There are many ways to create a Topology
, include:
Create one from a (literal) list of molecules via
Topology.from_molecules
Convert an
openmm.app.Topology
throughTopology.from_openmm
Load a multi-component PDB file (modulo some limitations) with
Topology.from_pdb
In this example, we’ll use a convenience function provided by openff.interchange
that takes a list of Molecule
objects and a handful of other options and uses PACKMOL to put everything in a simulation box as a Topology
object.
There are many ways to create Molecule
objects. Here we’re just using some common organic solvents, so loading them in through SMILES patterns is sufficient.
molecules = [Molecule.from_smiles(smi) for smi in ["ClC(Cl)(Cl)Cl", "CC1=CC=CC=C1", "CS(=O)C", "CCCCCCO"]]
The function pack_box
takes a number of different arguments (see its docstring for more) covering a number of different use cases. Let’s just pack it with 200 copies of each molecule at density that’s a little lower than what the the mixture might be.
topology = pack_box(
molecules=molecules,
number_of_copies=4 * [200],
target_density=850 * unit.kilogram / unit.meter**3,
box_shape=UNIT_CUBE,
)
This Topology
object contains copies of each molecule, their positions in the packed box, and the box vectors specifying its periodicity. Let’s have a look!
topology.to_file("system.pdb")
nglview.show_structure_file("system.pdb")
We can get the positions as an array from the PDB file object:
Parametrize with Interchange
Now that we have a topology, we can load a force field and build our Interchange
!
force_field = ForceField("openff_unconstrained-2.1.0.offxml")
interchange = Interchange.from_smirnoff(force_field=force_field, topology=topology)

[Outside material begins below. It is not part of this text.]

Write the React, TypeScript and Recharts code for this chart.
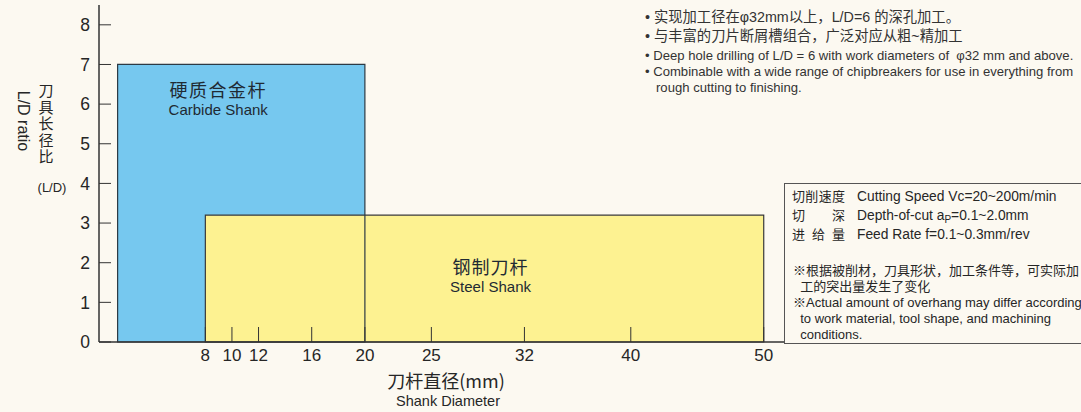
import React from "react";
import { ComposedChart, XAxis, YAxis, ReferenceArea } from "recharts";

if (typeof document !== "undefined") {
  document.body.style.margin = "0";
  document.body.style.background = "#fcf9f1";
}

// 刀杆直径刻度 / L/D 刻度
const diameterTicks = [8, 10, 12, 16, 20, 25, 32, 40, 50];
const ldTicks = [0, 1, 2, 3, 4, 5, 6, 7, 8];

// 刀杆区域: 硬质合金杆, 钢制刀杆
const shankNames = ["硬质合金杆", "钢制刀杆"];
const shankNamesEn = ["Carbide Shank", "Steel Shank"];
const diaMin = [1.4, 8];
const diaMax = [20, 50];
const ldMax = [7, 3.2];

const notesCn = [
  "实现加工径在φ32mm以上，L/D=6 的深孔加工。",
  "与丰富的刀片断屑槽组合，广泛对应从粗~精加工",
];
const notesEn = [
  "Deep hole drilling of L/D = 6 with work diameters of  φ32 mm and above.",
  "Combinable with a wide range of chipbreakers for use in everything from",
];
const notesEnCont = "rough cutting to finishing.";

const condLabels = [["切", "削", "速", "度"], ["切", "深"], ["进", "给", "量"]];
const remarks = [
  "※根据被削材，刀具形状，加工条件等，可实际加",
  "  工的突出量发生了变化",
  "※Actual amount of overhang may differ according",
  "  to work material, tool shape, and machining",
  "  conditions.",
];

const SANS = "'Liberation Sans', Arial, Helvetica, 'Noto Sans CJK SC', sans-serif";
const CJK = "'Noto Sans CJK SC', sans-serif";
const INK = "#262626";

const XTick = (props: any) => {
  const { x, y, payload } = props;
  return (
    <g>
      <line x1={x} x2={x} y1={y} y2={y - 15} stroke="#333" strokeWidth={1} />
      <text x={x} y={y + 19} textAnchor="middle" fontSize={17} fill={INK} fontFamily={SANS}>
        {payload.value}
      </text>
    </g>
  );
};

const YTick = (props: any) => {
  const { x, y, payload } = props;
  return (
    <g>
      <line x1={x} x2={x + 12} y1={y} y2={y} stroke="#333" strokeWidth={1} />
      <text x={x - 9} y={y} dy="0.36em" textAnchor="end" fontSize={17.5} fill={INK} fontFamily={SANS}>
        {payload.value}
      </text>
    </g>
  );
};

const CarbideLabel = (props: any) => {
  const { x, y } = props.viewBox;
  return (
    <g fill="#1f2a33">
      <text x={x + 52} y={y + 33} fontSize={18} letterSpacing={1.5} fontFamily={CJK}>
        {shankNames[0]}
      </text>
      <text x={x + 51} y={y + 51} fontSize={15} fontFamily={SANS}>
        {shankNamesEn[0]}
      </text>
    </g>
  );
};

const SteelLabel = (props: any) => {
  const { x, y, width } = props.viewBox;
  const cx = x + width / 2 + 6;
  return (
    <g fill="#1f2a33" textAnchor="middle">
      <text x={cx} y={y + 59} fontSize={18} letterSpacing={1} fontFamily={CJK}>
        {shankNames[1]}
      </text>
      <text x={cx} y={y + 77} fontSize={15} fontFamily={SANS}>
        {shankNamesEn[1]}
      </text>
    </g>
  );
};

const XTitle = (props: any) => {
  const { x, y, width } = props.viewBox;
  const cx = x + width / 2 + 4;
  return (
    <g fill={INK} textAnchor="middle">
      <text x={cx} y={y + 46} fontSize={18} fontFamily={CJK}>
        刀杆直径(mm)
      </text>
      <text x={cx + 2} y={y + 64} fontSize={14.5} fontFamily={SANS}>
        Shank Diameter
      </text>
    </g>
  );
};

const YTitle = () => (
  <g fill={INK}>
    {/* 竖排中文 */}
    <text x={46} y={83} fontSize={15} letterSpacing={1.5} fontFamily={CJK} style={{ writingMode: "vertical-rl" }}>
      刀具长径比
    </text>
    <text x={52} y={192} textAnchor="middle" fontSize={13} fontFamily={SANS}>
      (L/D)
    </text>
    <text x={24} y={121} textAnchor="middle" dy="0.35em" fontSize={16} fontFamily={SANS} transform="rotate(90 24 121)">
      L/D ratio
    </text>
  </g>
);

const noteStyle: React.CSSProperties = {
  position: "absolute",
  left: 645,
  whiteSpace: "pre",
  color: "#333",
  fontFamily: SANS,
  lineHeight: "16px",
};

export default function App() {
  return (
    <div style={{ position: "relative", width: 1081, height: 412, background: "#fcf9f1", overflow: "hidden" }}>
      <ComposedChart width={1081} height={412} data={[]} margin={{ top: 5, right: 296, bottom: 0, left: 0 }}>
        {/* 硬质合金杆 填充 */}
        <ReferenceArea x1={diaMin[0]} x2={diaMax[0]} y1={0} y2={ldMax[0]} fill="#76c8ef" fillOpacity={1} stroke="none" ifOverflow="visible" />
        {/* 钢制刀杆 */}
        <ReferenceArea
          x1={diaMin[1]}
          x2={diaMax[1]}
          y1={0}
          y2={ldMax[1]}
          fill="#fdf291"
          fillOpacity={1}
          stroke="#3a3a3a"
          strokeWidth={1.2}
          ifOverflow="visible"
          label={SteelLabel}
        />
        {/* 硬质合金杆 边框 */}
        <ReferenceArea
          x1={diaMin[0]}
          x2={diaMax[0]}
          y1={0}
          y2={ldMax[0]}
          fill="none"
          fillOpacity={0}
          stroke="#2c3a44"
          strokeWidth={1.2}
          ifOverflow="visible"
          label={CarbideLabel}
        />
        <XAxis
          type="number"
          dataKey="x"
          domain={[0, 51.6]}
          ticks={diameterTicks}
          interval={0}
          tick={<XTick />}
          tickLine={false}
          tickSize={0}
          tickMargin={0}
          height={70}
          allowDataOverflow
          axisLine={{ stroke: "#333", strokeWidth: 1.5 }}
          label={{ content: XTitle }}
        />
        <YAxis
          type="number"
          domain={[0, 8.5]}
          ticks={ldTicks}
          interval={0}
          tick={<YTick />}
          tickLine={false}
          tickSize={0}
          tickMargin={0}
          width={99}
          allowDataOverflow
          axisLine={{ stroke: "#333", strokeWidth: 1.5 }}
          label={{ content: YTitle }}
        />
      </ComposedChart>

      {/* 特点说明 */}
      {notesCn.map((t, i) => (
        <div key={t} style={{ ...noteStyle, top: 9 + i * 19, fontSize: 14.3 }}>
          {"• " + t}
        </div>
      ))}
      {notesEn.map((t, i) => (
        <div key={t} style={{ ...noteStyle, top: 48 + i * 16, fontSize: 13.1 }}>
          {"• " + t}
        </div>
      ))}
      <div style={{ ...noteStyle, left: 656, top: 80, fontSize: 13.1 }}>{notesEnCont}</div>

      {/* 切削条件 */}
      <div
        style={{
          position: "absolute",
          left: 784,
          top: 183,
          width: 320,
          height: 159,
          border: "1px solid #555",
          fontFamily: SANS,
          color: "#262626",
          fontSize: 13.8,
        }}
      >
        {condLabels.map((chars, i) => (
          <div
            key={i}
            style={{ position: "absolute", left: 7, top: 5 + i * 19, width: 53, display: "flex", justifyContent: "space-between", lineHeight: "16px", fontSize: 13 }}
          >
            {chars.map((c, j) => (
              <span key={j}>{c}</span>
            ))}
          </div>
        ))}
        <div style={{ position: "absolute", left: 72, top: 5, lineHeight: "16px", whiteSpace: "pre" }}>Cutting Speed Vc=20~200m/min</div>
        <div style={{ position: "absolute", left: 72, top: 24, lineHeight: "16px", whiteSpace: "pre" }}>
          Depth-of-cut a<sub style={{ fontSize: 10, verticalAlign: "-3px" }}>P</sub>=0.1~2.0mm
        </div>
        <div style={{ position: "absolute", left: 72, top: 43, lineHeight: "16px", whiteSpace: "pre" }}>Feed Rate f=0.1~0.3mm/rev</div>
        {remarks.map((t, i) => (
          <div key={i} style={{ position: "absolute", left: 8, top: 79 + i * 16, lineHeight: "16px", whiteSpace: "pre", fontSize: 13 }}>
            {t}
          </div>
        ))}
      </div>
    </div>
  );
}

We can visualize it (though, since we can’t see the stored physics parameters, it’ll look the same):
interchange.visualize("nglview")
And we can calculate and compare energies with different MD engines! (The LAMMPS exporter isn’t optimized yet for large systems, so we’re only looking at OpenMM, GROMACS, and Amber.)
get_summary_data(interchange, _engines=["OpenMM", "GROMACS", "Amber"])
/home/runner/micromamba/envs/openff-docs-examples/lib/python3.11/site-packages/openff/interchange/components/mdconfig.py:401: SwitchingFunctionNotImplementedWarning: A switching distance 8.0 angstrom was specified by the force field, but Amber does not implement a switching function. Using a hard cut-off instead. Non-bonded interactions will be affected.
warnings.warn(
Bond | Angle | Torsion | Electrostatics | vdW | RBTorsion | |
---|---|---|---|---|---|---|
OpenMM | 7487.617647 | 26294.876129 | 7022.396693 | -20126.169323 | 75022.376355 | NaN |
Amber | 7487.616946 | 26294.876439 | 7022.396730 | 314903.626650 | 75003.279376 | NaN |
GROMACS | 7487.617188 | 26294.876953 | 7022.368787 | -20133.988037 | 75020.966675 | 0.0 |